Rassil (she/her/hers) is a Research, Evaluation, and Learning (REL) consultant based between Chapel Hill, North Carolina and Beirut, Lebanon. Her work in Lebanon focused on building evidence on gender-based violence (GBV) programming through REL at Abaad, a humanitarian organization that provides gender-based violence prevention and response services to refugee, migrant, and host-community residents of Lebanon. At Abaad, she led Lebanon's first service-based research on GBV and mental health for Syrian refugee and Lebanese women with GW's Global Women's Institute and conducted evaluations and learning efforts for Abaad's 3 largest programs. She recently completed her MPH at UNC Chapel Hill's Gillings School of Global Public Health and plans to continue REL work in sexual and reproductive health (SRH). Her main career goal is to build robust evidence on SRH programming to better understand both supply and demand-side challenges in SRH service delivery.
Katherine Gambir is a gender-based violence and sexual and reproductive health professional and humanitarian researcher with over 10 years of experience in global health research management and public-private health consulting. As Senior Research Advisor at the WRC, Katherine leads robust research and evaluation initiatives on sexual violence and child marriage in humanitarian contexts. She currently leads Phase 2 of the Sexual Violence Project Against Men and Boys, building capacity of humanitarian frontline workers to prevent and respond to sexual exploitation among adolescent boys, male youth, and LGBTIQ+ youth. She is the Research Director for the Child Marriage in Humanitarian Settings Initiative, chairs the IAWG on Reproductive Health in Crises task team on male survivors of sexual violence, and is a member of the GBV AoR Community of Practice and GBV Guidelines Reference Group. She holds an MPH from Boston University School of Public Health and a BS from Hamilton College.

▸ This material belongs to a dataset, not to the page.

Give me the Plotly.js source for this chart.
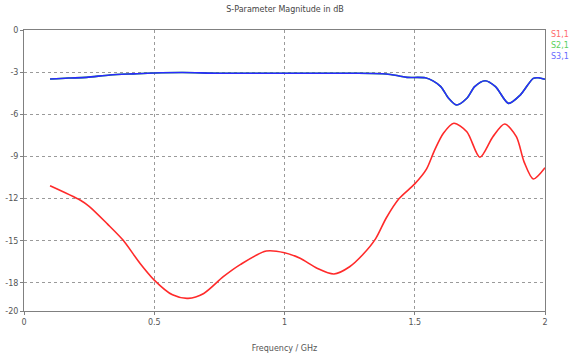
<!DOCTYPE html>
<html>
<head>
<meta charset="utf-8">
<script src="https://cdn.plot.ly/plotly-3.0.1.min.js"></script>
<style>html,body{margin:0;padding:0;background:#fff;}#chart{width:570px;height:354px;}</style>
</head>
<body>
<div id="chart"></div>
<script>
// Data
const freqS11 = [0.10, 0.215, 0.25, 0.32, 0.38, 0.445, 0.50, 0.57, 0.63, 0.69, 0.765, 0.83, 0.93, 1.00, 1.06, 1.125, 1.19, 1.25, 1.30, 1.35, 1.39, 1.44, 1.50, 1.545, 1.575, 1.61, 1.65, 1.70, 1.75, 1.80, 1.845, 1.89, 1.92, 1.955, 2.00];
const s11 = [-11.08, -12.1, -12.55, -13.8, -14.95, -16.6, -17.8, -18.85, -19.1, -18.75, -17.56, -16.7, -15.73, -15.85, -16.25, -16.96, -17.37, -16.85, -16.0, -14.85, -13.4, -12.0, -10.95, -9.9, -8.6, -7.35, -6.64, -7.24, -9.06, -7.59, -6.69, -7.59, -9.4, -10.6, -9.8];

const freqS31 = [0.10, 0.17, 0.24, 0.33, 0.42, 0.50, 0.61, 0.75, 1.00, 1.26, 1.39, 1.44, 1.47, 1.54, 1.57, 1.60, 1.63, 1.66, 1.70, 1.73, 1.77, 1.81, 1.86, 1.905, 1.955, 1.975, 2.00];
const s31 = [-3.49, -3.42, -3.37, -3.2, -3.12, -3.06, -3.03, -3.08, -3.08, -3.08, -3.13, -3.27, -3.37, -3.40, -3.62, -4.03, -4.86, -5.34, -4.86, -4.03, -3.61, -4.03, -5.22, -4.63, -3.44, -3.40, -3.51];
// S2,1 is hidden under S3,1 in the reference
const s21 = [-3.49, -3.42, -3.37, -3.2, -3.12, -3.06, -3.03, -3.08, -3.08, -3.08, -3.13, -3.27, -3.37, -3.40, -3.62, -4.03, -4.86, -5.34, -4.86, -4.03, -3.61, -4.03, -5.22, -4.63, -3.44, -3.40, -3.51];

const seriesNames = ['S1,1', 'S2,1', 'S3,1'];
const xTicks = [0, 0.5, 1, 1.5, 2];
const yTicks = [0, -3, -6, -9, -12, -15, -18, -20];

const lineColors = ['#ff2a2a', '#22bb22', '#2a2aff'];
const labelColors = ['#ff6a6a', '#5ccf5c', '#6a6aff'];

const traces = [
  {x: freqS11, y: s11, name: seriesNames[0], mode: 'lines', line: {color: lineColors[0], width: 1.6, shape: 'spline', smoothing: 0.8}},
  {x: freqS31, y: s21, name: seriesNames[1], mode: 'lines', line: {color: lineColors[1], width: 1.6, shape: 'spline', smoothing: 0.8}},
  {x: freqS31, y: s31, name: seriesNames[2], mode: 'lines', line: {color: lineColors[2], width: 1.6, shape: 'spline', smoothing: 0.8}}
];

const font = {family: 'DejaVu Sans, sans-serif', size: 8, color: '#555'};

const annotations = seriesNames.map((n, i) => ({
  text: n, xref: 'paper', yref: 'paper', x: 1, xshift: 4, xanchor: 'left',
  y: 1, yshift: -4 - 11 * i, yanchor: 'middle', showarrow: false,
  font: {family: 'DejaVu Sans, sans-serif', size: 8, color: labelColors[i]}
}));

const layout = {
  width: 570, height: 354,
  margin: {l: 24, r: 25, t: 30, b: 43},
  paper_bgcolor: '#fff', plot_bgcolor: '#fff',
  showlegend: false,
  font: font,
  title: {text: 'S-Parameter Magnitude in dB', x: 0.5, xanchor: 'center', y: 1, yref: 'container', yanchor: 'top', pad: {t: 6}, font: {family: 'DejaVu Sans, sans-serif', size: 8, color: '#444'}},
  xaxis: {
    range: [0, 2], tickvals: xTicks, ticktext: xTicks.map(String),
    showgrid: true, gridcolor: '#9a9a9a', griddash: 'dot', gridwidth: 1,
    showline: true, linecolor: '#808080', linewidth: 1, mirror: true,
    ticks: 'outside', ticklen: 3, tickcolor: '#808080',
    zeroline: false, tickfont: font,
    title: {text: 'Frequency / GHz', standoff: 19, font: {family: 'DejaVu Sans, sans-serif', size: 8, color: '#555'}}
  },
  yaxis: {
    range: [-20, 0], tickvals: yTicks, ticktext: yTicks.map(String),
    showgrid: true, gridcolor: '#9a9a9a', griddash: 'dot', gridwidth: 1,
    showline: true, linecolor: '#808080', linewidth: 1, mirror: true,
    ticks: 'outside', ticklen: 3, tickcolor: '#808080',
    zeroline: false, tickfont: font
  },
  annotations: annotations
};

Plotly.newPlot('chart', traces, layout, {displayModeBar: false, staticPlot: true});
</script>
</body>
</html>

Dr. Sarah Treves-Kagan is a Behavioral Scientist at the U.S. Centers for Disease Control and Prevention, National Center for Injury Prevention and Control, Division of Violence Prevention. Dr. Treves-Kagan’s areas of expertise include health equity, identifying structural determinants of violence, and preventing adverse childhood experiences, sexual violence, and intimate partner violence. Dr. Treves-Kagan received her PhD in Health Behavior from the University of North Carolina at Chapel Hill; her MPH in Maternal and Child Health at the University of California at Berkeley; and her B.A. in Anthropology and Political Science at the University of Michigan in Ann Arbor.